The problem arises when we hold on to those events by retelling ourselves stories about them. We have a story in which we are victimized in some way and we keep on repeating that storyline to ourself, over and over. As time goes on, our emotions of resentment, dislike, irritation, anger, hatred and so on strengthen and grow.
"They shouldn't have done that". "I was tricked". "He/she shouldn't have let that happen." "It wasn't fair". We've all had experiences of loss and picked up storylines to match, such as the ones above and countless others.
But that's not all. Not only do we repeat these stories to ourselves and others, but we tend to enlarge them and then generalise them: "Men are brutes". "Women can't be trusted". "Corporations will betray you". "Europeans are cynical". "Life is unfair". On and on it goes.
Whether these statements and others are "true" or not is, I'm sorry to say, beside the point—because repeating these stories to ourselves will simply make us more and more unhappy. And making ourselves unhappy doesn't help anyone or anything, least of all ourselves. Yet it's a remarkable fact that, although we all desire happiness, we all do things that tend to increase our unhappiness.
As Werner Erhard once said, "You can either be right, or you can have a good relationship: choose". No matter how "justified" we feel we are, repeating our stories—of how this or that shouldn't have happened, etc.—won't help us. It just cultivates resentment and makes us feel bad.
Closely related to the cultivation of resentment is the complaint mode. In complaint mode our minds are constantly looking for—and finding—"what's wrong".
Now here's the interesting thing: It's always possible to find "what's wrong". There is no situation whatsoever for which the mind cannot find fault, cannot find things that it would like to be different. If we focus on those things, our world becomes one—in the background, and perhaps the foreground—of dark, heavy feelings of dissatisfaction.
One of the most important principles of reality, as far as I can tell, is that whatever we focus on expands. If we focus on what's wrong, on our story of injustice and feelings of dissatisfaction and discontent, that is what we'll get. This is what our life will look like. Furthermore, we'll collect more and more evidence that we're right, because we will see and experience everything through that prism.
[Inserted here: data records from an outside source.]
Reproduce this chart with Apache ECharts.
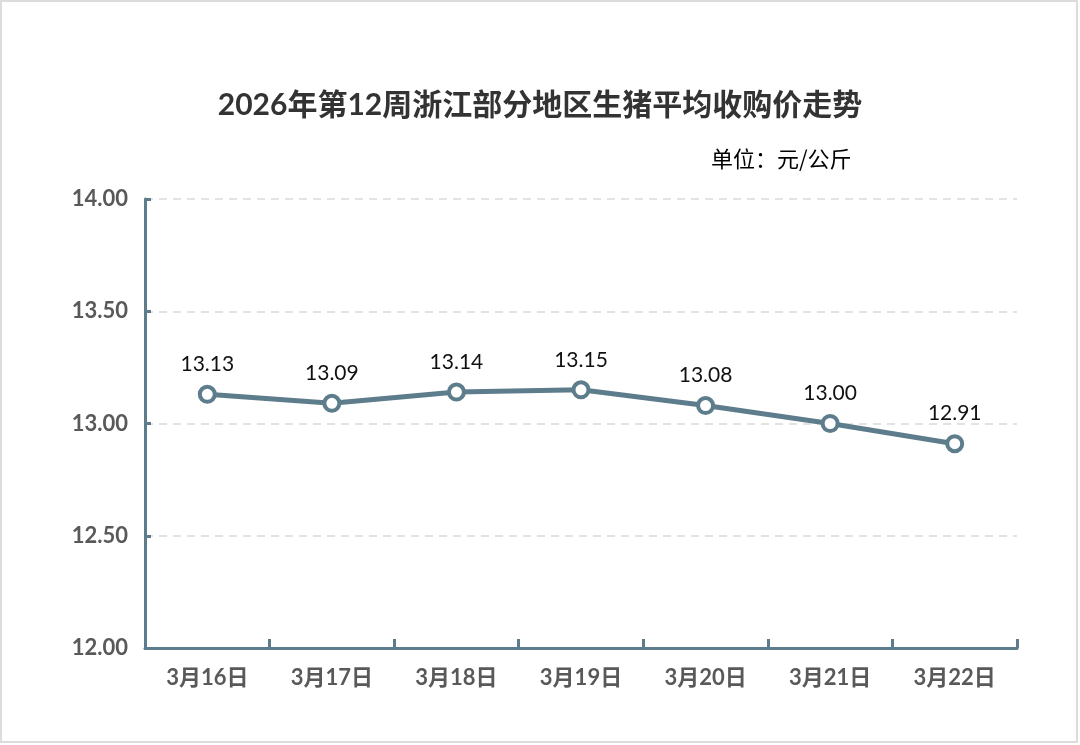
<!DOCTYPE html>
<html>
<head>
<meta charset="utf-8">
<script src="https://cdn.jsdelivr.net/npm/echarts@6/dist/echarts.min.js"></script>
<style>
html,body{margin:0;padding:0;background:#fff;}
#chart{width:1080px;height:745px;}
</style>
</head>
<body>
<div id="chart"></div>
<script>
const titleText = '2026年第12周浙江部分地区生猪平均收购价走势';
const unitText = '单位：元/公斤';
const categories = ['3月16日','3月17日','3月18日','3月19日','3月20日','3月21日','3月22日'];
const prices = [13.13, 13.09, 13.14, 13.15, 13.08, 13.00, 12.91];
const yTicks = [12, 12.5, 13, 13.5, 14];

const mainColor = '#5e7d8c';
const labelGray = '#595959';
const fontFam = 'Lato, "Noto Sans CJK SC", sans-serif';

const chart = echarts.init(document.getElementById('chart'), null, {renderer:'canvas'});
chart.setOption({
  animation: false,
  backgroundColor: '#ffffff',
  graphic: [{
    type: 'rect', silent: true,
    shape: {x: 1, y: 1, width: 1076, height: 741},
    style: {fill: 'none', stroke: '#dcdcdc', lineWidth: 2}
  }],
  title: [{
    text: titleText,
    left: 'center',
    top: 85,
    textStyle: {fontSize: 30, fontWeight: 'bold', color: '#333333', fontFamily: fontFam}
  }, {
    text: unitText,
    left: 706,
    top: 143,
    textStyle: {fontSize: 22, fontWeight: 'normal', color: '#000000', fontFamily: '"Noto Sans CJK SC", sans-serif'}
  }],
  grid: {left: 145, right: 63, top: 199, bottom: 97, containLabel: false},
  xAxis: {
    type: 'category',
    data: categories,
    boundaryGap: true,
    axisLine: {lineStyle: {color: mainColor, width: 3}},
    axisTick: {show: true, inside: true, length: 9, lineStyle: {color: mainColor, width: 3}},
    axisLabel: {margin: 19, fontSize: 22, fontWeight: 'bold', color: labelGray, fontFamily: fontFam},
    splitLine: {show: false}
  },
  yAxis: {
    type: 'value',
    min: yTicks[0],
    max: yTicks[yTicks.length - 1],
    interval: 0.5,
    axisLine: {show: true, lineStyle: {color: mainColor, width: 3}},
    axisTick: {show: true, inside: true, length: 6, lineStyle: {color: mainColor, width: 3}},
    axisLabel: {margin: 17, fontSize: 22, fontWeight: 'bold', color: labelGray, fontFamily: fontFam,
      formatter: v => v.toFixed(2)},
    splitLine: {show: true, lineStyle: {color: '#e3e3e3', type: [8, 6], width: 2}}
  },
  series: [{
    type: 'line',
    data: prices,
    symbol: 'circle',
    symbolSize: 15,
    lineStyle: {color: mainColor, width: 5},
    itemStyle: {color: '#ffffff', borderColor: mainColor, borderWidth: 4},
    label: {
      show: true, position: 'top', distance: 10,
      fontSize: 21, color: '#111111', fontFamily: fontFam,
      formatter: p => p.value.toFixed(2)
    },
    z: 5
  }]
});
</script>
</body>
</html>
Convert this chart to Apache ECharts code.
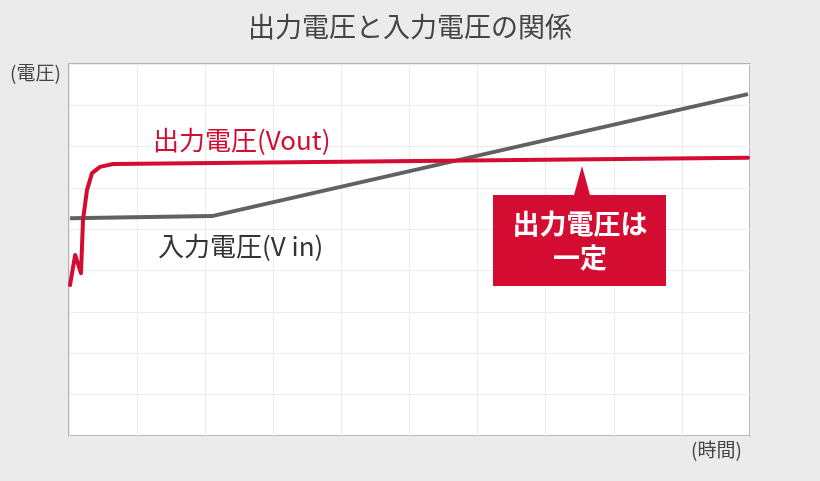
<!DOCTYPE html>
<html>
<head>
<meta charset="utf-8">
<script src="https://cdn.jsdelivr.net/npm/echarts@6/dist/echarts.min.js"></script>
<style>
  html, body { margin: 0; padding: 0; background: #ebebeb; }
  #main { width: 820px; height: 481px; }
</style>
</head>
<body>
<div id="main"></div>
<script>
// 出力電圧 (Vout) : [時間, 電圧]
var voutData = [
    [0.015, 3.65], [0.09, 4.38], [0.176, 3.94], [0.206, 5.23], [0.264, 5.95],
    [0.338, 6.36], [0.455, 6.51], [0.646, 6.58], [9.97, 6.73]
];
// 入力電圧 (Vin)
var vinData = [
    [0.015, 5.27], [2.10, 5.32], [9.97, 8.27]
];
var titleText = '出力電圧と入力電圧の関係';
var yName = '(電圧)';
var xName = '(時間)';

var font = '"Noto Sans CJK JP", "Noto Sans", sans-serif';
var red = '#d50c32';

var chart = echarts.init(document.getElementById('main'));
var option = {
    backgroundColor: '#ebebeb',
    animation: false,
    title: {
        text: titleText,
        left: 'center',
        top: 8,
        textStyle: {
            fontFamily: font,
            fontSize: 27,
            fontWeight: 'normal',
            color: '#444'
        }
    },
    grid: {
        left: 69,
        right: 70,
        top: 64,
        bottom: 45,
        show: true,
        backgroundColor: '#fff',
        borderColor: '#a0a0a0',
        borderWidth: 1.5
    },
    xAxis: {
        type: 'value',
        min: 0,
        max: 10,
        interval: 1,
        axisLine: {show: false},
        axisTick: {show: false},
        axisLabel: {show: false},
        splitLine: {lineStyle: {color: '#ececec', width: 1}}
    },
    yAxis: {
        type: 'value',
        min: 0,
        max: 9,
        interval: 1,
        axisLine: {show: false},
        axisTick: {show: false},
        axisLabel: {show: false},
        splitLine: {lineStyle: {color: '#ececec', width: 1}}
    },
    series: [
        {
            name: 'Vin',
            type: 'line',
            data: vinData,
            symbol: 'none',
            lineStyle: {color: '#616161', width: 4, join: 'round'}
        },
        {
            name: 'Vout',
            type: 'line',
            data: voutData,
            symbol: 'none',
            lineStyle: {color: red, width: 4, join: 'round', cap: 'round'}
        }
    ],
    graphic: [
        {
            type: 'text', left: 10, top: 63, z: 100,
            style: {text: yName, font: '19px ' + font, fill: '#444'}
        },
        {
            type: 'text', left: 691, top: 440, z: 100,
            style: {text: xName, font: '19px ' + font, fill: '#444'}
        },
        {
            type: 'text', left: 153, top: 127, z: 100,
            style: {text: '出力電圧(Vout)', font: '26px ' + font, fill: red}
        },
        {
            type: 'text', left: 158, top: 233, z: 100,
            style: {text: '入力電圧(V in)', font: '26px ' + font, fill: '#333'}
        },
        {
            type: 'polygon', z: 100,
            shape: {points: [[493, 195], [574, 195], [582, 166], [590, 195], [666, 195], [666, 286], [493, 286]]},
            style: {fill: red}
        },
        {
            type: 'text', x: 580, y: 241, z: 101,
            style: {
                text: '出力電圧は\n一定', font: 'bold 27px ' + font, fill: '#fff',
                align: 'center', verticalAlign: 'middle', lineHeight: 34
            }
        }
    ]
};
chart.setOption(option);
</script>
</body>
</html>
What we feed our attention on every day is extremely crucial. For instance, if we read a certain type of material every day for years we'll almost certainly form a world-view in accordance with that material.
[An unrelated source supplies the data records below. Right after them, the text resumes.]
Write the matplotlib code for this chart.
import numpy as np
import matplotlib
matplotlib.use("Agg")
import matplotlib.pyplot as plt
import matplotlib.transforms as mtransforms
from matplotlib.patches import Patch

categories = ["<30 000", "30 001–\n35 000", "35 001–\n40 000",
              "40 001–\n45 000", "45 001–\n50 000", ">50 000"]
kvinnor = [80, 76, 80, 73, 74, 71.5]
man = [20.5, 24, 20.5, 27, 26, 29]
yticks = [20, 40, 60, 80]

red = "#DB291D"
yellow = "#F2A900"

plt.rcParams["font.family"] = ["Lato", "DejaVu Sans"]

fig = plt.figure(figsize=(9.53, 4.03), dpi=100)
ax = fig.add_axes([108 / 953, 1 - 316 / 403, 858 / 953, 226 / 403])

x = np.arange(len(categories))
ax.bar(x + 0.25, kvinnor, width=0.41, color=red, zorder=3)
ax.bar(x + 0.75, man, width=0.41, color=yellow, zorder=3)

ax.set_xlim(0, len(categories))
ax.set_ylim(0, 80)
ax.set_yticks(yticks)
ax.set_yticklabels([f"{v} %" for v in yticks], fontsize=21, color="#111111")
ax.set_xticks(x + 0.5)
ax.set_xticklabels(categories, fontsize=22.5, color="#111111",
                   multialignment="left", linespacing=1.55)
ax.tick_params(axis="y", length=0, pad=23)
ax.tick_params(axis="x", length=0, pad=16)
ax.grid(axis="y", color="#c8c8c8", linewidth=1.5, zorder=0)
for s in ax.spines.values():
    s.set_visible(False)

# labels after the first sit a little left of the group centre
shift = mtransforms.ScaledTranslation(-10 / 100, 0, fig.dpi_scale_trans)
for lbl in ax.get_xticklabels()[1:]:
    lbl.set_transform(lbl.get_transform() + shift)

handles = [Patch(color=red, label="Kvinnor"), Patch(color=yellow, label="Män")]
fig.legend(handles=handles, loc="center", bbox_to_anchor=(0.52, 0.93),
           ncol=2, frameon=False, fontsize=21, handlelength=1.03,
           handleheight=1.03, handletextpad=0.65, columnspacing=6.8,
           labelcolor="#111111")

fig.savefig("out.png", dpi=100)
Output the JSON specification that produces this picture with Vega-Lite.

For instance, in his formative years (in Vienna) Hitler gorged himself on violently anti-Semitic pamphlets and periodicals. It's not a surprise that he would then strongly believe and act upon that point of view in his subsequent career—and even reinforce it by continually thinking and speaking about it.
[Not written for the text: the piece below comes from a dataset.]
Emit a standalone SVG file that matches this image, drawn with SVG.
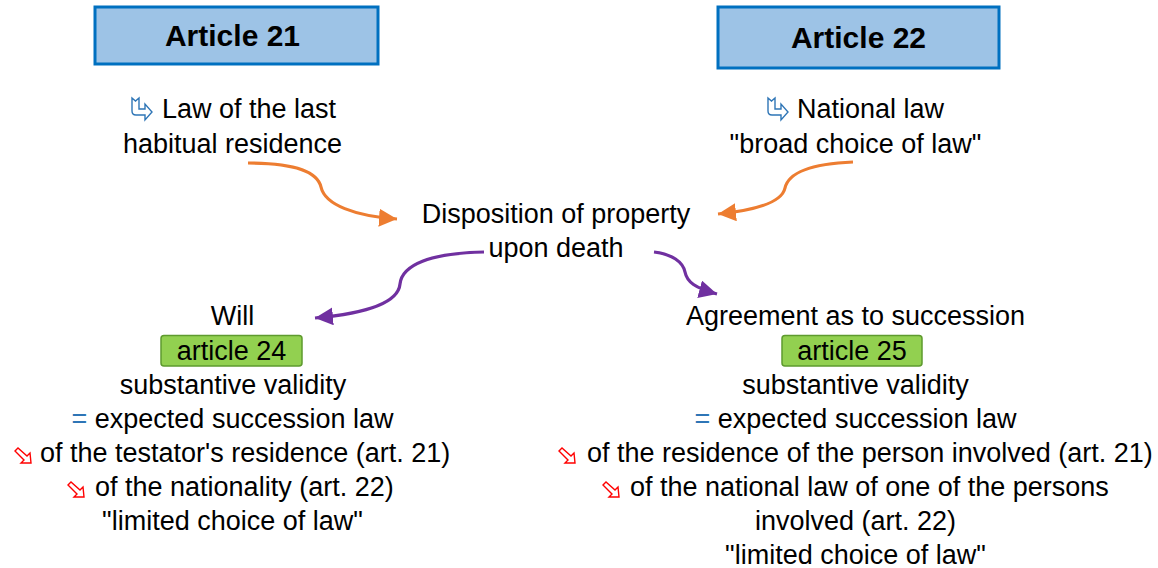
<svg xmlns="http://www.w3.org/2000/svg" width="1158" height="568" viewBox="0 0 1158 568">
<style>
.t{font-family:"Liberation Sans",Arial,sans-serif;font-size:27px;fill:#000}
.m{text-anchor:middle}
.h{font-family:"Liberation Sans",Arial,sans-serif;font-size:30px;font-weight:bold;text-anchor:middle;fill:#000}
.art{fill:#9DC3E6;stroke:#0070C0;stroke-width:3}
.grn{fill:#92D050;stroke:#5E9A2E;stroke-width:1.5}
.or{fill:none;stroke:#ED7D31;stroke-width:3.2;marker-end:url(#ao)}
.pu{fill:none;stroke:#7030A0;stroke-width:3.2;marker-end:url(#ap)}
.bi{fill:#fff;stroke:#2E75B6;stroke-width:1.4;stroke-linejoin:miter}
.ri{fill:#fff;stroke:#FF0000;stroke-width:1.4;stroke-linejoin:miter}
</style>
<defs>
<marker id="ao" markerUnits="userSpaceOnUse" markerWidth="20" markerHeight="20" refX="18" refY="9" orient="auto"><path d="M0,0 L18,9 L0,18 Z" fill="#ED7D31"/></marker>
<marker id="ap" markerUnits="userSpaceOnUse" markerWidth="20" markerHeight="20" refX="18" refY="9" orient="auto"><path d="M0,0 L18,9 L0,18 Z" fill="#7030A0"/></marker>
<symbol id="bico" viewBox="0 0 22 24" overflow="visible"><path class="bi" d="M1,1 L4.5,4 L8,1 L8,12 L14,12 L14,7 L21,15 L14,23 L14,18 L5,18 Q1,18 1,14 Z"/></symbol>
<symbol id="rico" viewBox="0 0 20 18" overflow="visible"><path class="ri" d="M1,4 L4,1 L13,9 L16,6 L17,16 L7,16 L10,13 Z"/></symbol>
</defs>

<g id="connectors">
<path class="or" d="M248,163 C300,163 318,174 321,187 C325,205 355,216 397,219"/>
<path class="or" d="M853,162 C805,164 788,175 785,188 C782,202 758,210 718,214"/>
<path class="pu" d="M484,252 C430,253 402,265 400,284 C398,305 360,314 315,318"/>
<path class="pu" d="M654,252 C672,254 683,262 685,272 C687,282 695,288 717,294"/>
</g>

<g id="article21">
<rect class="art" x="95" y="7" width="283" height="57"/>
<text class="h" x="232.5" y="46">Article 21</text>
</g>
<g id="article22">
<rect class="art" x="718" y="7" width="281" height="61"/>
<text class="h" x="858.5" y="48">Article 22</text>
</g>

<g id="law-last-residence">
<use href="#bico" x="131" y="97" width="22" height="24"/>
<text class="t" x="162" y="118">Law of the last</text>
<text class="t m" x="232.5" y="152.5">habitual residence</text>
</g>

<g id="national-law">
<use href="#bico" x="767" y="97" width="22" height="24"/>
<text class="t" x="797" y="118">National law</text>
<text class="t m" x="855.5" y="152.5">"broad choice of law"</text>
</g>

<g id="disposition">
<text class="t m" x="556" y="222.5">Disposition of property</text>
<text class="t m" x="556" y="256.5">upon death</text>
</g>

<g id="will">
<text class="t m" x="232.5" y="325">Will</text>
<rect class="grn" x="161" y="335.5" width="141" height="30.5" rx="3"/>
<text class="t m" x="231.5" y="359.5">article 24</text>
<text class="t m" x="233" y="393.5">substantive validity</text>
<text class="t m" x="232.5" y="427.5"><tspan fill="#2E75B6">=</tspan> expected succession law</text>
<use href="#rico" x="14" y="447" width="20" height="18"/>
<text class="t" x="40" y="462">of the testator's residence (art. 21)</text>
<use href="#rico" x="67" y="481" width="20" height="18"/>
<text class="t" x="95" y="496">of the nationality (art. 22)</text>
<text class="t m" x="232.5" y="530">"limited choice of law"</text>
</g>

<g id="agreement">
<text class="t m" x="855.5" y="325">Agreement as to succession</text>
<rect class="grn" x="782" y="335.5" width="140" height="30.5" rx="3"/>
<text class="t m" x="852" y="359.5">article 25</text>
<text class="t m" x="855.5" y="393.5">substantive validity</text>
<text class="t m" x="855.5" y="427.5"><tspan fill="#2E75B6">=</tspan> expected succession law</text>
<use href="#rico" x="558" y="447" width="20" height="18"/>
<text class="t" x="587" y="462">of the residence of the person involved (art. 21)</text>
<use href="#rico" x="602" y="481" width="20" height="18"/>
<text class="t" x="630" y="496">of the national law of one of the persons</text>
<text class="t m" x="855.5" y="530">involved (art. 22)</text>
<text class="t m" x="855.5" y="564">"limited choice of law"</text>
</g>
</svg>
What we continually think about becomes our reality.
This phenomenon, of course, is just as true of families, organizations, nations, movements and so on as it is of individuals. Whatever an entity continually "feeds upon" in its mental process will determine its outlook, its actions and its sense of collective happiness or unhappiness.
And too, sometimes those feelings of dissatisfaction and suffering—anger, fear, irritation, dislike, hatred, etc.—will act out in the external world in the form of slights, blaming, accusing, scapegoats, physical violence and so on—the whole spectrum. At that point, even if we delude ourselves that we're well-intentioned, we're just adding to the suffering in the world.